◆ Information supplied
========

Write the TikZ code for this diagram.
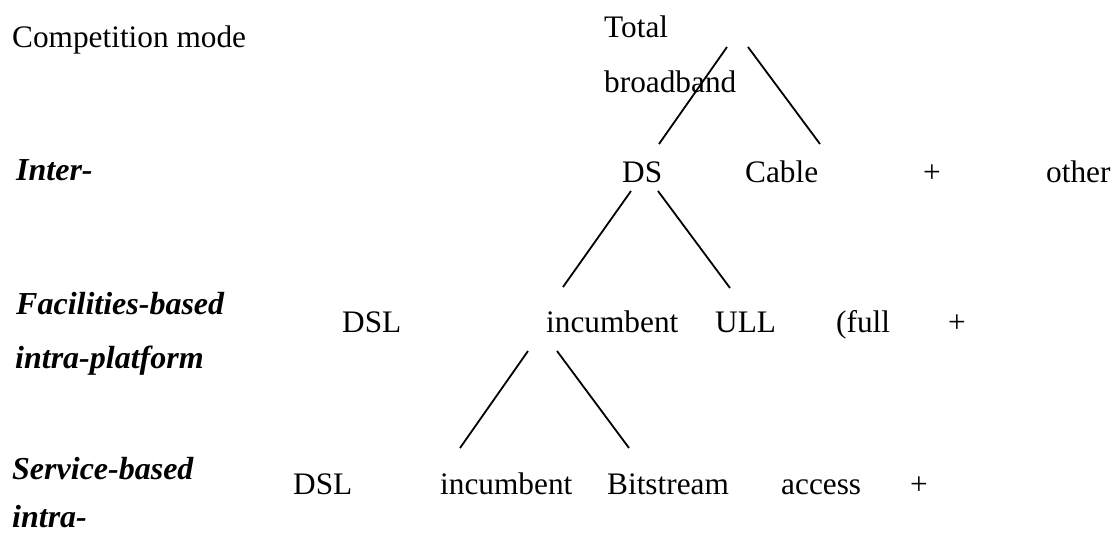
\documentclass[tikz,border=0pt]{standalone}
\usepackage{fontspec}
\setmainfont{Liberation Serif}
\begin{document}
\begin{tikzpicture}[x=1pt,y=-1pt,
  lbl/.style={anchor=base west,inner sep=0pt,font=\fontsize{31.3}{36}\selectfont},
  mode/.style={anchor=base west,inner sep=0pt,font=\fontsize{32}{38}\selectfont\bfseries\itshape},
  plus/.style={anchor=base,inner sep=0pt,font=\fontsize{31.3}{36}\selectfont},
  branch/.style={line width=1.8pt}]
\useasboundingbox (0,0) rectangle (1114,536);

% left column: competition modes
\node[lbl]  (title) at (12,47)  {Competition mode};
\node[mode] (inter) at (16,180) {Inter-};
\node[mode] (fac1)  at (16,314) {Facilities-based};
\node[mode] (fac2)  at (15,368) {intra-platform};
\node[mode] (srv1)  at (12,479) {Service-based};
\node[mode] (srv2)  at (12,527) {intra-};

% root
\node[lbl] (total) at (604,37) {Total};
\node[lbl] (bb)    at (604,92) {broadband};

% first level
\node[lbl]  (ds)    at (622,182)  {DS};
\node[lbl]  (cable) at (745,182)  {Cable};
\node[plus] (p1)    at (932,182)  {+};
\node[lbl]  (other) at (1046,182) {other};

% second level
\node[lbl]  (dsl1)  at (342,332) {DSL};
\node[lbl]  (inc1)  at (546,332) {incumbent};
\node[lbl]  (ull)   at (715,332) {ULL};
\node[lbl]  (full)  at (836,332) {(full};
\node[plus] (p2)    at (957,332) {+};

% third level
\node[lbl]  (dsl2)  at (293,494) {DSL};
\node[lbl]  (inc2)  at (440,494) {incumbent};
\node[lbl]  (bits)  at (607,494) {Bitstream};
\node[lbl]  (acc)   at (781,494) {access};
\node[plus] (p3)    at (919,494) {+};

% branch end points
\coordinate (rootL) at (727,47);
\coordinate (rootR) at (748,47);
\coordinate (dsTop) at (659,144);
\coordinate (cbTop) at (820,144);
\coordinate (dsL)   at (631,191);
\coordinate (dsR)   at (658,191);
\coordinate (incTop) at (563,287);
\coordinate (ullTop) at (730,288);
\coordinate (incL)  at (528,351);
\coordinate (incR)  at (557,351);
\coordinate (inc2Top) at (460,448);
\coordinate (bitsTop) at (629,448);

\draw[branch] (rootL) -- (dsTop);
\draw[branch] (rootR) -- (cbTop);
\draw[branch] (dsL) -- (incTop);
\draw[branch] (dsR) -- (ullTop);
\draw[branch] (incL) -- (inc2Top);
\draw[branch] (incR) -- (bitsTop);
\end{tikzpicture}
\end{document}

========

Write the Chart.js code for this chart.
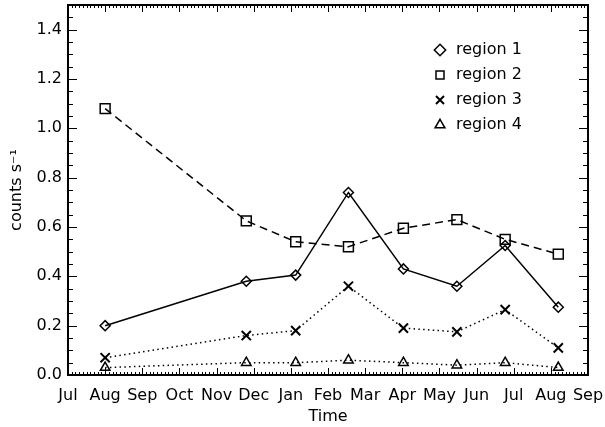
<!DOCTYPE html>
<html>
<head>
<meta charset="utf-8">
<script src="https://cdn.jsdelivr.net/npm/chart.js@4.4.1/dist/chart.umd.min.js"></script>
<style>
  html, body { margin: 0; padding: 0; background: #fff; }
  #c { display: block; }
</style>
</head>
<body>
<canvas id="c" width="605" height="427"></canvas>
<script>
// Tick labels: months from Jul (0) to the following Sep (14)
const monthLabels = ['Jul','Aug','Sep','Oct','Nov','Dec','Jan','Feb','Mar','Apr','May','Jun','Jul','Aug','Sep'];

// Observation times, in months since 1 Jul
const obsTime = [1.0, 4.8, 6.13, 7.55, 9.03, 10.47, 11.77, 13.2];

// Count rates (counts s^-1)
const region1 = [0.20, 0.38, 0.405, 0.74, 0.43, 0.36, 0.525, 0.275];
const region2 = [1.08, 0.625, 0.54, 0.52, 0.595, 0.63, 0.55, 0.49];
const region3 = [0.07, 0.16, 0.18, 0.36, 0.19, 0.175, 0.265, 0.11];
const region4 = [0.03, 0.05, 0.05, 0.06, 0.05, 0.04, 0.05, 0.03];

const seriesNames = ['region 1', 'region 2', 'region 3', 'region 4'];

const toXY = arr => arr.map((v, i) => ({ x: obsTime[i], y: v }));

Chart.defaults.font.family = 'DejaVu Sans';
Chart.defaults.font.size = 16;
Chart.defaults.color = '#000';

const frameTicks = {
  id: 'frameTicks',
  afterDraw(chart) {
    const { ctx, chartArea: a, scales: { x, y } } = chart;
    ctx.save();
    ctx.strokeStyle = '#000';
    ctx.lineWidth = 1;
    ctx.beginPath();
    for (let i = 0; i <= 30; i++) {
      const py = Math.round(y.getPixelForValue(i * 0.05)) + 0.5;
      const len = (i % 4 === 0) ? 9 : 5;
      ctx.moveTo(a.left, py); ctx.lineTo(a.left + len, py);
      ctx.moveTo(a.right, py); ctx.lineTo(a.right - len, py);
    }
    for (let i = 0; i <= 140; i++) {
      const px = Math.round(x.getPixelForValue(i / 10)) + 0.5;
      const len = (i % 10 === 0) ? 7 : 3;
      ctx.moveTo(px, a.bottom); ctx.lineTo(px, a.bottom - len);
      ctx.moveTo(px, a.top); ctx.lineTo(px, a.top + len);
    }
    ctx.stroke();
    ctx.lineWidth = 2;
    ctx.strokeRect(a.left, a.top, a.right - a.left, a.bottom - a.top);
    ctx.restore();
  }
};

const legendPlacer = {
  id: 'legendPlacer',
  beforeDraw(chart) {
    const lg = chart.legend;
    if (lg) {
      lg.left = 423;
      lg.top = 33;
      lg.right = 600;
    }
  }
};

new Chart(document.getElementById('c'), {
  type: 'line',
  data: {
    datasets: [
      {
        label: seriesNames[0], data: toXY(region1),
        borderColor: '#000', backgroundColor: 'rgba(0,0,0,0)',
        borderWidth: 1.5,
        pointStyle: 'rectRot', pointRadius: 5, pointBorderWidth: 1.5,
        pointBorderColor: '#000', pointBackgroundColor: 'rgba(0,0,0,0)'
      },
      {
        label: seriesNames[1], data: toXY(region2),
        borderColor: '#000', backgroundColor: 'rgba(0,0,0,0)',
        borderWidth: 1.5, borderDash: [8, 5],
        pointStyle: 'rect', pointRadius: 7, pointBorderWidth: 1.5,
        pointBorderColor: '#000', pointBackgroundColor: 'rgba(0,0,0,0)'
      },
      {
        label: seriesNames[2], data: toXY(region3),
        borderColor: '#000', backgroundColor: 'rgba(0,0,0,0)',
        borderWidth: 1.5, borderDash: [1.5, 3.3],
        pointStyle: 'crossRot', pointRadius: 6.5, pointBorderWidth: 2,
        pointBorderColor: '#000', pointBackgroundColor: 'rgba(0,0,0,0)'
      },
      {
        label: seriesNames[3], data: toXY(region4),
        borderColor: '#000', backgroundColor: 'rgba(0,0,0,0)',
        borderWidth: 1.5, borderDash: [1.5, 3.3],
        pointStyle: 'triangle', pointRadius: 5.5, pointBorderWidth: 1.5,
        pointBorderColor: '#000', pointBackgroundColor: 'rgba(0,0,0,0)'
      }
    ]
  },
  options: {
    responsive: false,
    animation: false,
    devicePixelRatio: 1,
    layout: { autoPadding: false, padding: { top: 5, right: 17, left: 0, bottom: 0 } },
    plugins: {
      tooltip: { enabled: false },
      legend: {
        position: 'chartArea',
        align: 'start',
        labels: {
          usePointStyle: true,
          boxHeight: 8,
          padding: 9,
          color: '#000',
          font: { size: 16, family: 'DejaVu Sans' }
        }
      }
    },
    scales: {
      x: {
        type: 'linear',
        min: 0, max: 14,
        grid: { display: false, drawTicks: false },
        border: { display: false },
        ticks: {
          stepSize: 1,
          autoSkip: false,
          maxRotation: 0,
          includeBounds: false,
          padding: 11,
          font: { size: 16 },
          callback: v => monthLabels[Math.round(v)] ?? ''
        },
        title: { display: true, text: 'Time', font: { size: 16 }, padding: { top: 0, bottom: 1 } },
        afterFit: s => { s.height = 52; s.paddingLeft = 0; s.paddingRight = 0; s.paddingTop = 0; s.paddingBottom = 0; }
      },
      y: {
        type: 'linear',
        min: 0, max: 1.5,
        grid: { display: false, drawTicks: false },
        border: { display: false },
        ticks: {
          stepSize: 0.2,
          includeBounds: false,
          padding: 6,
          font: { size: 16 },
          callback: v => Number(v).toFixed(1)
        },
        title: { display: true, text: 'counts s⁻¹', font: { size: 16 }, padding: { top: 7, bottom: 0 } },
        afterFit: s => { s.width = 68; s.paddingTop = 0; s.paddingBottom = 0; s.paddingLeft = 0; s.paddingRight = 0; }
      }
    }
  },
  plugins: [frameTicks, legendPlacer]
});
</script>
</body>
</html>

========

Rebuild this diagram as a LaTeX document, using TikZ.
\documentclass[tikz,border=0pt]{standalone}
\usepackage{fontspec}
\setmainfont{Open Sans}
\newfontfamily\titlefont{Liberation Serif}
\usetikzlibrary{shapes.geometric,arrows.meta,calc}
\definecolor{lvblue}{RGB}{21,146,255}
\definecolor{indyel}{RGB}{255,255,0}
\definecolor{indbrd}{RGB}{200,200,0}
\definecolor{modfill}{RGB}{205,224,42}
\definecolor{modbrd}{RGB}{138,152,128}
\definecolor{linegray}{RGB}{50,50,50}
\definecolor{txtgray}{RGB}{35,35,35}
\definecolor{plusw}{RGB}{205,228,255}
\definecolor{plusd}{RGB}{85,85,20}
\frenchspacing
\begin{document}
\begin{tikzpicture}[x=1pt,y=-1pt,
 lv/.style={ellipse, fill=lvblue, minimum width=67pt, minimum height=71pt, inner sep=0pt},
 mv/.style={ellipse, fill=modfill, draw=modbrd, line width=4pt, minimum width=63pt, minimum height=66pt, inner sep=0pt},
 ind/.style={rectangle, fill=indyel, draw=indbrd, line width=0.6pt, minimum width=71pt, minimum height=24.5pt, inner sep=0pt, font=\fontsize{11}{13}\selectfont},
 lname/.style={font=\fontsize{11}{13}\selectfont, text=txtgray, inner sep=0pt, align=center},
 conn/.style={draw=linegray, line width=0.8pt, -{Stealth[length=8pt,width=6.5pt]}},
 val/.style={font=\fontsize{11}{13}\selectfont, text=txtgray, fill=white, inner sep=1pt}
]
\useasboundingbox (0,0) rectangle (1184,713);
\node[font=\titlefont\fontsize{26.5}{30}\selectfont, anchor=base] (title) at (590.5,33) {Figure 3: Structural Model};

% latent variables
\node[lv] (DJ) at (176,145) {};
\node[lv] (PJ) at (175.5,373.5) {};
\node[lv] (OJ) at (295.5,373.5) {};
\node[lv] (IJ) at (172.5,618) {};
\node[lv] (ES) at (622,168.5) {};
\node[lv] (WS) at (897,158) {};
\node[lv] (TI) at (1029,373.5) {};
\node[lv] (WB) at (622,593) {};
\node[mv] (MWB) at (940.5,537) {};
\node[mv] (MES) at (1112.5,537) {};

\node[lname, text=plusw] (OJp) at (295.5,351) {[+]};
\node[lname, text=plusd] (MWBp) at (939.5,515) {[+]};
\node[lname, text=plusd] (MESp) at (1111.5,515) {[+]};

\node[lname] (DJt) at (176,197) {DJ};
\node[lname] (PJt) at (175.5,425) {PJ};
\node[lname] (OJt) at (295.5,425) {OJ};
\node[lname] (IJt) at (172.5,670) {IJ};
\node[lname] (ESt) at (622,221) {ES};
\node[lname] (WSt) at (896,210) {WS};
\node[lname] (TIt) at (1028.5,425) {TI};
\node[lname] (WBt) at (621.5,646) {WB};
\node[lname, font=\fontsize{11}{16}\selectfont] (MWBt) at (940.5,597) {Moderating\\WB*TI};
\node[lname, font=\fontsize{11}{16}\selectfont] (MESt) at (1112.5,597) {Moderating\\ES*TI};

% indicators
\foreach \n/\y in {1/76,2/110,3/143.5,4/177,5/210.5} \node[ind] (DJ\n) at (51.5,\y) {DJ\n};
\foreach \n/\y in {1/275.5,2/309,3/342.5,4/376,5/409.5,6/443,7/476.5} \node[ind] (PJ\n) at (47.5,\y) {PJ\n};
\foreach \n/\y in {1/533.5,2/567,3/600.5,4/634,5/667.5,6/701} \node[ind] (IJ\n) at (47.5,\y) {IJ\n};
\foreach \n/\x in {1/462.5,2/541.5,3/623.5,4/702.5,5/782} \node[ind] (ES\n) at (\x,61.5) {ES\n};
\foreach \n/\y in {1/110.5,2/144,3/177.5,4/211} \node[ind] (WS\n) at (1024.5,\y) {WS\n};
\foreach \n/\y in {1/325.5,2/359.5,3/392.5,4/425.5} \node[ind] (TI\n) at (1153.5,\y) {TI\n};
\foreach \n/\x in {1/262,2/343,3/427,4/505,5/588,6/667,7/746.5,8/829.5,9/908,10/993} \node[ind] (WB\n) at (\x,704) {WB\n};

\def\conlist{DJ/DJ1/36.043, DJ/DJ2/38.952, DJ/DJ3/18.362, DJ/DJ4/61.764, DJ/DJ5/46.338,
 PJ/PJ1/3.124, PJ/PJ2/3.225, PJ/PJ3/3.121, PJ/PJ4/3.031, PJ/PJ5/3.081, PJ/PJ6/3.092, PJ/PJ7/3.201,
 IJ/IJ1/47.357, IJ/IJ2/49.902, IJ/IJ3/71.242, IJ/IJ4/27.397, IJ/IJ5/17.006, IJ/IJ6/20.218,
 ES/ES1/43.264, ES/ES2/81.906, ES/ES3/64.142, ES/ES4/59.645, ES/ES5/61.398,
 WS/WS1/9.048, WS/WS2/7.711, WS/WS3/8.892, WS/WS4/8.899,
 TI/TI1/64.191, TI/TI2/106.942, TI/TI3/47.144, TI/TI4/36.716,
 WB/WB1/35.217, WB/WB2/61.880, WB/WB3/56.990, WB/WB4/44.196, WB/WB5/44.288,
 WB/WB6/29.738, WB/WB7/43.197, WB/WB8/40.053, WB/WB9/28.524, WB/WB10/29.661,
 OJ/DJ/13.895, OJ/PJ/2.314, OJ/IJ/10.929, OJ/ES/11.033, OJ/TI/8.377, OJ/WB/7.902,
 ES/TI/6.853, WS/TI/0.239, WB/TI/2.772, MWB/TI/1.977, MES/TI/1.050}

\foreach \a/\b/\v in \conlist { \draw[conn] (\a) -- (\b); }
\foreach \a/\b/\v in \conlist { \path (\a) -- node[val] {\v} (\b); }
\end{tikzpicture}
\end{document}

========

◆ Given problem
Which lines above contain the word "diagram"? Copy each of them.

◆ Answer to the problem
Write the TikZ code for this diagram.
Rebuild this diagram as a LaTeX document, using TikZ.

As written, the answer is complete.